What made v4 distinctive was not the chip but the fabric. Optical circuit switches (OCS) let Google reconfigure the interconnect topology on demand, slicing the pod into sub-pods of various shapes for different jobs. PaLM (540B) was trained on TPU v4 pods; the paper documents the OCS-based topology in detail.
Specifications#
| Metric | TPU v4 (per chip) |
|---|---|
| BF16 | 275 TFLOPS |
| INT8 | 275 TOPS |
| Memory | 32 GB HBM |
| Memory bandwidth | 1.2 TB/s |
| Inter-chip link | ICI, ~50 GB/s per link |
| Pod scale | 4,096 chips |
| TDP | ~200 W per chip |
| Fabric | OCS-reconfigured 3D torus |
Architecture and Pod Design#
Each TPU v4 chip contains a systolic-array Matrix Multiplication Unit, a vector unit, and HBM. Four chips share a tray with all-to-all on-tray connectivity. Trays connect into a 3D torus topology that is reconfigured by optical circuit switches in the surrounding fabric.
The OCS layer is the architectural innovation. Conventional electrical interconnects fix the topology at build time; OCS lets Google physically rewire the torus per-job, optimising for the parallelism pattern the workload needs.
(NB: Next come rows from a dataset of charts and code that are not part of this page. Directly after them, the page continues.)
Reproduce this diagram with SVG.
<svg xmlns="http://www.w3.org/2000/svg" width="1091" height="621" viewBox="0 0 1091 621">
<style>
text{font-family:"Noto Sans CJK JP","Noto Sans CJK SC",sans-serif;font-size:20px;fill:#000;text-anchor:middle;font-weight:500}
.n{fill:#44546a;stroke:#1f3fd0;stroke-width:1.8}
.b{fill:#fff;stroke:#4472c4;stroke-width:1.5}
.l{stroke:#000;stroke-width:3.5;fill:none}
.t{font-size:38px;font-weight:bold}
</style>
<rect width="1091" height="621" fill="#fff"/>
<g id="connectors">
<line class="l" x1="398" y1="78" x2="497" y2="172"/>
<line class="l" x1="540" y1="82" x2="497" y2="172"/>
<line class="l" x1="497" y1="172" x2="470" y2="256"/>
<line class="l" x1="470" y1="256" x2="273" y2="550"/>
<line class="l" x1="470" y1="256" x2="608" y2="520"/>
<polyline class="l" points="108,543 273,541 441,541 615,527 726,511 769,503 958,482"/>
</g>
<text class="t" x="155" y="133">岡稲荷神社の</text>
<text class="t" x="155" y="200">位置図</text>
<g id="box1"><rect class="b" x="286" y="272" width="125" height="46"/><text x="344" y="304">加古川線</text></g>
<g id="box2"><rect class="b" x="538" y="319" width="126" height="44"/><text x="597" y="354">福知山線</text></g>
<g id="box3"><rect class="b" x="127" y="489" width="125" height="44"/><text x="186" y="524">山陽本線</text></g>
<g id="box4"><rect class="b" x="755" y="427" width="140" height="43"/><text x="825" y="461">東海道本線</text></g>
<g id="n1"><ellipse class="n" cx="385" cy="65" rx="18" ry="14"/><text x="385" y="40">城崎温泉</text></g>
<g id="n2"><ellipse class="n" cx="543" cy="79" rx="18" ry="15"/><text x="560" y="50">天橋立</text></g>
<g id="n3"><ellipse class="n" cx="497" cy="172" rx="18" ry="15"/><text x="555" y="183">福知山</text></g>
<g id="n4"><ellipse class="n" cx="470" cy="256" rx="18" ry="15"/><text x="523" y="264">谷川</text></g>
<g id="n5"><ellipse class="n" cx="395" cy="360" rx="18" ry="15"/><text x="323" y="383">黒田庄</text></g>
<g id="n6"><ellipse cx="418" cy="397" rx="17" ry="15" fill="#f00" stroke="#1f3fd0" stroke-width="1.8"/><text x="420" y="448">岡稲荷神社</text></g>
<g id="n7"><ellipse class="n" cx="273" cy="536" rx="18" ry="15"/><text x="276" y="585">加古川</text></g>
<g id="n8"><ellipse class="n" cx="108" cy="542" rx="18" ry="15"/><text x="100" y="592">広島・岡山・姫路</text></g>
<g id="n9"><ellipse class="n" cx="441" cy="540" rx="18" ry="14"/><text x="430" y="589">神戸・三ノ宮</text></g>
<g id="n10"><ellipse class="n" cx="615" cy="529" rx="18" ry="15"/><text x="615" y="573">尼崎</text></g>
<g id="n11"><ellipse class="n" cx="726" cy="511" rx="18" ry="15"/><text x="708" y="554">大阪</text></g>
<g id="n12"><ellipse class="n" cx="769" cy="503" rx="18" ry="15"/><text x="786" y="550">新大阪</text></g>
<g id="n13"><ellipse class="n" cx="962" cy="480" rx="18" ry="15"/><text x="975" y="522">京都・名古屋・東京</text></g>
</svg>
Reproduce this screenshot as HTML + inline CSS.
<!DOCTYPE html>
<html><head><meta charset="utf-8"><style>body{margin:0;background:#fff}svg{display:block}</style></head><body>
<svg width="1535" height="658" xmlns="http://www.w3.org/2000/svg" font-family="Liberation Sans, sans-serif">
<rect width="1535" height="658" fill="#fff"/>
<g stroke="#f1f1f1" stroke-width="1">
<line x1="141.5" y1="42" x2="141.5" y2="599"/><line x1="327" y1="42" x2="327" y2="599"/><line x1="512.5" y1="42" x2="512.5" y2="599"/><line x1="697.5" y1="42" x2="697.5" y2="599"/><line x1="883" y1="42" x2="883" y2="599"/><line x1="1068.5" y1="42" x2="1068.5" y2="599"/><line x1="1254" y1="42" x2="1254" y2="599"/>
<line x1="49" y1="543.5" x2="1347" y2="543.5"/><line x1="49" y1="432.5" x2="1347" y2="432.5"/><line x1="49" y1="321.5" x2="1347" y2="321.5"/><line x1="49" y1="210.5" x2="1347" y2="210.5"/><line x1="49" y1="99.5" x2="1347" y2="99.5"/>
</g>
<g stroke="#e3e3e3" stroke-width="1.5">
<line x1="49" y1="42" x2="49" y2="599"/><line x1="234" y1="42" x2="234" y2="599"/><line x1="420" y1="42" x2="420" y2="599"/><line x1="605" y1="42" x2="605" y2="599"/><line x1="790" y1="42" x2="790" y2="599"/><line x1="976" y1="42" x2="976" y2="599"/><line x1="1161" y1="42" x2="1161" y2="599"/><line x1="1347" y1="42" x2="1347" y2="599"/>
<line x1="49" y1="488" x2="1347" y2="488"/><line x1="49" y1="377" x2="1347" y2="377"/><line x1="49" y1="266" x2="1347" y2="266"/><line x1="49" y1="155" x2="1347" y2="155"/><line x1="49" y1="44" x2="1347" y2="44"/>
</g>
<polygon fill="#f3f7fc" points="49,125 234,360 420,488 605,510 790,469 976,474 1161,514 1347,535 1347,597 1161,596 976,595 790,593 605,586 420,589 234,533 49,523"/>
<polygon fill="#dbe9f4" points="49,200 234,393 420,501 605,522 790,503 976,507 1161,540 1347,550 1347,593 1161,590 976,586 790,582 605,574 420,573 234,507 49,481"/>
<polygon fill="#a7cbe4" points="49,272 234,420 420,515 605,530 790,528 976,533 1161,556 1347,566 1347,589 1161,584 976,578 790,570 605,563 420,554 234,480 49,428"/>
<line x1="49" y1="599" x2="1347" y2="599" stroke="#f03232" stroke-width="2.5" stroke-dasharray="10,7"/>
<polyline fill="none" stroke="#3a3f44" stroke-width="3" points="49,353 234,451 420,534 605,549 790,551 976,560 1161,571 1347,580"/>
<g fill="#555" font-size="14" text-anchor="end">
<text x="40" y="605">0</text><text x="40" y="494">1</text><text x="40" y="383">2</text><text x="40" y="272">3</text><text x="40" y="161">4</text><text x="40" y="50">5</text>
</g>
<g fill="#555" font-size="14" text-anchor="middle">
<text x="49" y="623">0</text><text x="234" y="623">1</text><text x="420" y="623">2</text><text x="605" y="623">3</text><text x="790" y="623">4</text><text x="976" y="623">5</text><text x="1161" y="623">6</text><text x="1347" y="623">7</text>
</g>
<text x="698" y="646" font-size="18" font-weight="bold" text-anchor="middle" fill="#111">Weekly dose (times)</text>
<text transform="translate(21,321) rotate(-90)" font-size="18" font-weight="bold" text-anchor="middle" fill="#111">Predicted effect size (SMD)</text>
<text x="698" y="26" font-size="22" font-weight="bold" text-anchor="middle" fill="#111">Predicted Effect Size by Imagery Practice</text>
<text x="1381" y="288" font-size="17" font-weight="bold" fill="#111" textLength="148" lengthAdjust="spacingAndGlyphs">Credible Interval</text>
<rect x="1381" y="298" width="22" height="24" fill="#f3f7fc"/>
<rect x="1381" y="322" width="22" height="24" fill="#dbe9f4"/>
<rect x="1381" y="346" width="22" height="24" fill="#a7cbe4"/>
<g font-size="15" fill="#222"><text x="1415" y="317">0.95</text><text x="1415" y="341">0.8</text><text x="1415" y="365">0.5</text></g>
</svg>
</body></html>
This dramatically improved utilisation versus a fixed topology, particularly for irregular jobs.
When TPUs Matter#
- Workloads on Google Cloud where the GCE TPU integration removes operational overhead.
- Frameworks already targeting JAX or TensorFlow with XLA backends.
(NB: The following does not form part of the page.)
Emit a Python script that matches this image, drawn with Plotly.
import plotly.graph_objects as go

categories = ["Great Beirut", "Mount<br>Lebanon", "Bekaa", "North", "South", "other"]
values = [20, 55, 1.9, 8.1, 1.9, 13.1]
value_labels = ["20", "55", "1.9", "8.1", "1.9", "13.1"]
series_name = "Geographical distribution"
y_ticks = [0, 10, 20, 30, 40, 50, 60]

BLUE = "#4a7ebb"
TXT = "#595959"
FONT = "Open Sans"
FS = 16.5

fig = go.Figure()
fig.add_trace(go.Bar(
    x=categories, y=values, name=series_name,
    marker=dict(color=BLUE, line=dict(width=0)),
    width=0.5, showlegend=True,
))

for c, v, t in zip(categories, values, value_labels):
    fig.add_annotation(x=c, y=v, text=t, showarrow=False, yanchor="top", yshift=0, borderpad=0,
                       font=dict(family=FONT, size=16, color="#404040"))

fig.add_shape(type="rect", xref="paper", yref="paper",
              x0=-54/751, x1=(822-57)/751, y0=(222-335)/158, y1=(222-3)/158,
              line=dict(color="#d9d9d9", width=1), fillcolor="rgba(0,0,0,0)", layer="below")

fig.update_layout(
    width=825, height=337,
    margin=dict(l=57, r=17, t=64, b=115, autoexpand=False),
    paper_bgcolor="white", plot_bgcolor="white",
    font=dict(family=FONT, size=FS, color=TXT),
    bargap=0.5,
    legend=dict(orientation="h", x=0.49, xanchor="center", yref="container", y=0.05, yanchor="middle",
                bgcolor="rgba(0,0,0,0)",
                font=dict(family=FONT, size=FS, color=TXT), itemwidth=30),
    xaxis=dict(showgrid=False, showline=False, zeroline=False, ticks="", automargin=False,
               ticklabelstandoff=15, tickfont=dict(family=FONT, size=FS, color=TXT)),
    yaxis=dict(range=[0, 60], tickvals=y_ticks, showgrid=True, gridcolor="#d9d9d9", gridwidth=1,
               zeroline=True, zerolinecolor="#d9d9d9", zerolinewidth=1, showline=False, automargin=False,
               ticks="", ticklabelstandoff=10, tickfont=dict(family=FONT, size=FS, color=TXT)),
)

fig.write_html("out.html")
- Very-large training where pod-scale ICI bandwidth and the OCS fabric outperform InfiniBand.
- Workloads outside Google Cloud cannot directly use TPUs — GPU is the default elsewhere.
Pitfalls#
- TPUs are Google Cloud exclusive — no on-prem or other-cloud option.
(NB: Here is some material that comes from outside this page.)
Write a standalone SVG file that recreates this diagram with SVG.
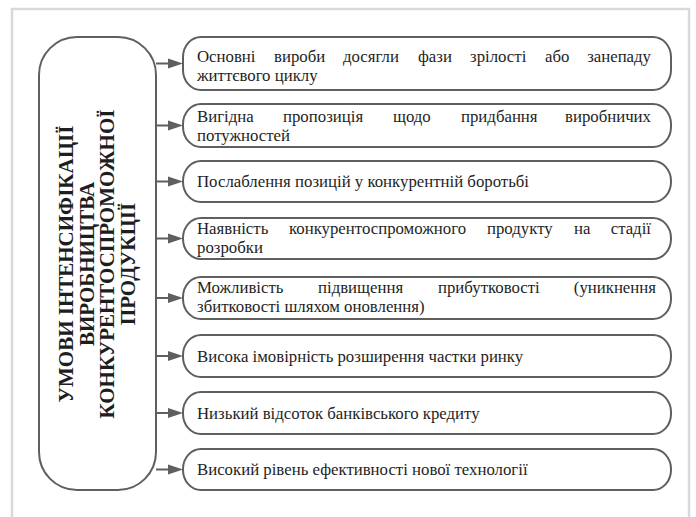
<svg xmlns="http://www.w3.org/2000/svg" width="696" height="517" viewBox="0 0 696 517">
<style>
.frame{fill:none;stroke:#d9d9d9;stroke-width:2.5}
.box{fill:#ffffff;stroke:#5f5f5f;stroke-width:2}
.t{font-family:"Liberation Serif","Times New Roman",serif;font-size:16.8px;fill:#1e1e1e}
.v{font-family:"Liberation Serif","Times New Roman",serif;font-size:21px;font-weight:bold;fill:#1e1e1e;text-anchor:middle}
.c{stroke:#5f5f5f;stroke-width:2;fill:none}
.ah{fill:#5f5f5f}
</style>
<rect width="696" height="517" fill="#ffffff"/>
<rect class="frame" x="12" y="9" width="677" height="530"/>
<g id="main">
<rect class="box" x="39" y="37" width="117" height="453" rx="38" ry="38"/>
<g transform="translate(0,264) rotate(-90)">
<text class="v" x="0" y="73">УМОВИ ІНТЕНСИФІКАЦІЇ</text>
<text class="v" x="0" y="93.5">ВИРОБНИЦТВА</text>
<text class="v" x="0" y="114">КОНКУРЕНТОСПРОМОЖНОЇ</text>
<text class="v" x="0" y="134.5">ПРОДУКЦІЇ</text>
</g>
</g>
<g id="connectors">
<path class="c" d="M156 63.5H170M156 125.5H170M156 181.5H170M156 238.5H170M156 298H170M156 356H170M156 413H170M156 469.5H170"/>
<path class="ah" d="M183 63.5L168 58.5V68.5Z"/>
<path class="ah" d="M183 125.5L168 120.5V130.5Z"/>
<path class="ah" d="M183 181.5L168 176.5V186.5Z"/>
<path class="ah" d="M183 238.5L168 233.5V243.5Z"/>
<path class="ah" d="M183 298L168 293V303Z"/>
<path class="ah" d="M183 356L168 351V361Z"/>
<path class="ah" d="M183 413L168 408V418Z"/>
<path class="ah" d="M183 469.5L168 464.5V474.5Z"/>
</g>
<g id="n1">
<rect class="box" x="183" y="37" width="488" height="53" rx="18" ry="20"/>
<text class="t" y="62"><tspan x="197">Основні</tspan><tspan x="274">вироби</tspan><tspan x="343">досягли</tspan><tspan x="418">фази</tspan><tspan x="470">зрілості</tspan><tspan x="545">або</tspan><tspan x="651" text-anchor="end">занепаду</tspan></text>
<text class="t" x="197" y="80.5">життєвого циклу</text>
</g>
<g id="n2">
<rect class="box" x="183" y="104" width="488" height="43" rx="18" ry="20"/>
<text class="t" y="122"><tspan x="197">Вигідна</tspan><tspan x="283">пропозиція</tspan><tspan x="393">щодо</tspan><tspan x="461">придбання</tspan><tspan x="651" text-anchor="end">виробничих</tspan></text>
<text class="t" x="197" y="140.5">потужностей</text>
</g>
<g id="n3">
<rect class="box" x="183" y="161" width="488" height="41" rx="18" ry="20"/>
<text class="t" x="197" y="187">Послаблення позицій у конкурентній боротьбі</text>
</g>
<g id="n4">
<rect class="box" x="183" y="218" width="488" height="41" rx="18" ry="20"/>
<text class="t" y="234"><tspan x="197">Наявність</tspan><tspan x="289">конкурентоспроможного</tspan><tspan x="487">продукту</tspan><tspan x="574">на</tspan><tspan x="651" text-anchor="end">стадії</tspan></text>
<text class="t" x="197" y="252.5">розробки</text>
</g>
<g id="n5">
<rect class="box" x="183" y="277" width="488" height="42" rx="18" ry="20"/>
<text class="t" y="293"><tspan x="197">Можливість</tspan><tspan x="318">підвищення</tspan><tspan x="438">прибутковості</tspan><tspan x="656" text-anchor="end">(уникнення</tspan></text>
<text class="t" x="197" y="311.5">збитковості шляхом оновлення)</text>
</g>
<g id="n6">
<rect class="box" x="183" y="335" width="488" height="42" rx="18" ry="20"/>
<text class="t" x="197" y="361.5">Висока імовірність розширення частки ринку</text>
</g>
<g id="n7">
<rect class="box" x="183" y="392" width="488" height="42" rx="18" ry="20"/>
<text class="t" x="197" y="418.5">Низький відсоток банківського кредиту</text>
</g>
<g id="n8">
<rect class="box" x="183" y="449" width="488" height="41" rx="18" ry="20"/>
<text class="t" x="197" y="475">Високий рівень ефективності нової технології</text>
</g>
</svg>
- JAX is the most productive framework; PyTorch on TPU is supported but with rough edges.
- XLA compilation can be slow; iterative debugging cycles are different from CUDA.
- Custom kernels require Pallas (TPU's Triton-equivalent) and a different mental model than CUDA.
Software Ecosystem#
JAX with the XLA backend is the production path. TensorFlow continues to work but JAX dominates new work. PyTorch/XLA exists but typically lags JAX in throughput and feature support. Pallas exposes low-level TPU programming for advanced users.
References
- TPU v4 Paper (Jouppi et al., ISCA 2023) · arXiv
- Google Cloud TPU Documentation · Google Cloud